By Larry Mahoney, BDN Staff

The University of Maine men’s hockey team has landed a goalie who is leading the Manitoba Junior Hockey League in goals-against average.

Seventeen-year-old Matthew Thiessen, who plays for the Steinbach Pistons, has verbally committed to attend the University of Maine beginning in the fall of 2019.

The 6-foot-2, 191-pound Thiessen is also second in the league in wins with 16 and in save percentage at .926.

The native of Altona, Manitoba, who will be a scholarship athlete, has a 16-2 record for the league leaders.

Steinbach general manager and head coach Paul Dyck said Thiessen has an exceptional work ethic and can make difficult saves look easy thanks to his strong fundamentals.

“He wants to be an elite goaltender so he is always working on his game. His work ethic stands out,” said Dyck. “He squares to the puck and is fundamentally sound.

“He reads the play well and that allows him to make real good decisions. He is able to see the big picture and weigh his options. That’s a huge plus,” said Dyck.

Dyck also said Thiessen is unflappable, even after allowing a goal.

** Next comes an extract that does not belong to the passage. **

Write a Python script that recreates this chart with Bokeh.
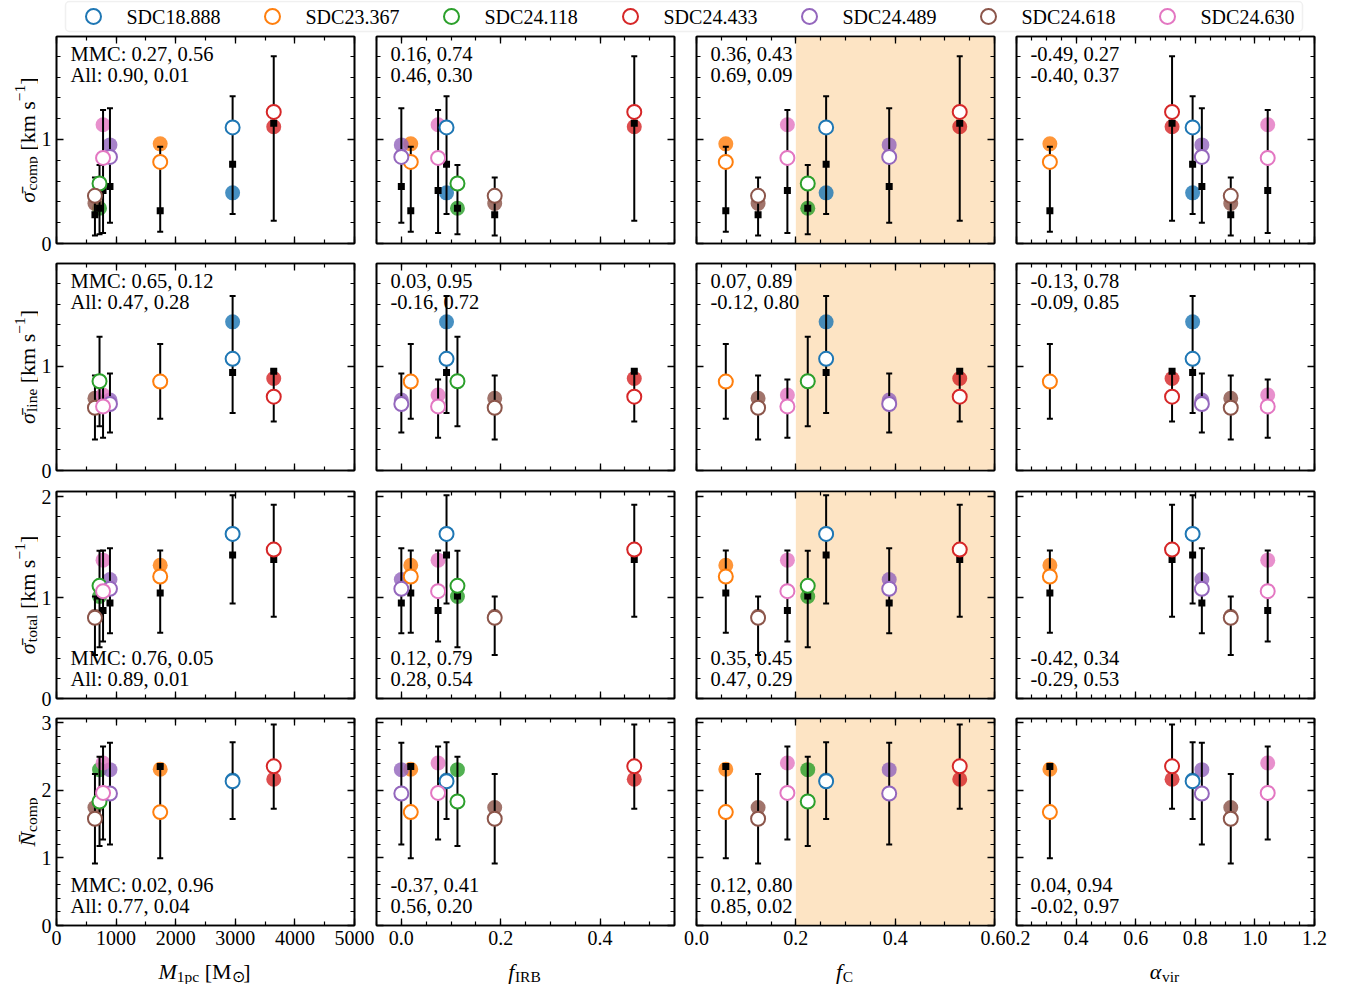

“I love his demeanor. He really rebounds well. He turns the page very quickly,” said Dyck, who added that he is “a really easy kid to coach. He comes to the rink with a smile on his face. He is incredibly mature for a 17-year-old.”

Thiessen plays the puck well, too, according to his coach.

Thiessen said when he visited UMaine, he knew “it was the place for me.

“I loved the atmosphere. It was very unique with the fans and the student (section),” said Thiessen, who also liked the rural setting.

The coaching staff impressed him and he was already familiar with UMaine assistant/goalie coach Alfie Michaud.

Michaud is a Selkirk, Manitoba, native and former UMaine goalie who coached Manitoba’s Under-16 goalies a few years ago.

“I loved (having him as a coach),” said Thiessen.

Thiessen said he wants to improve his footwork, his ability to read plays and his puck-moving skills.

His participation at UMaine is contingent upon his being accepted into the school and meeting NCAA eligibility requirements.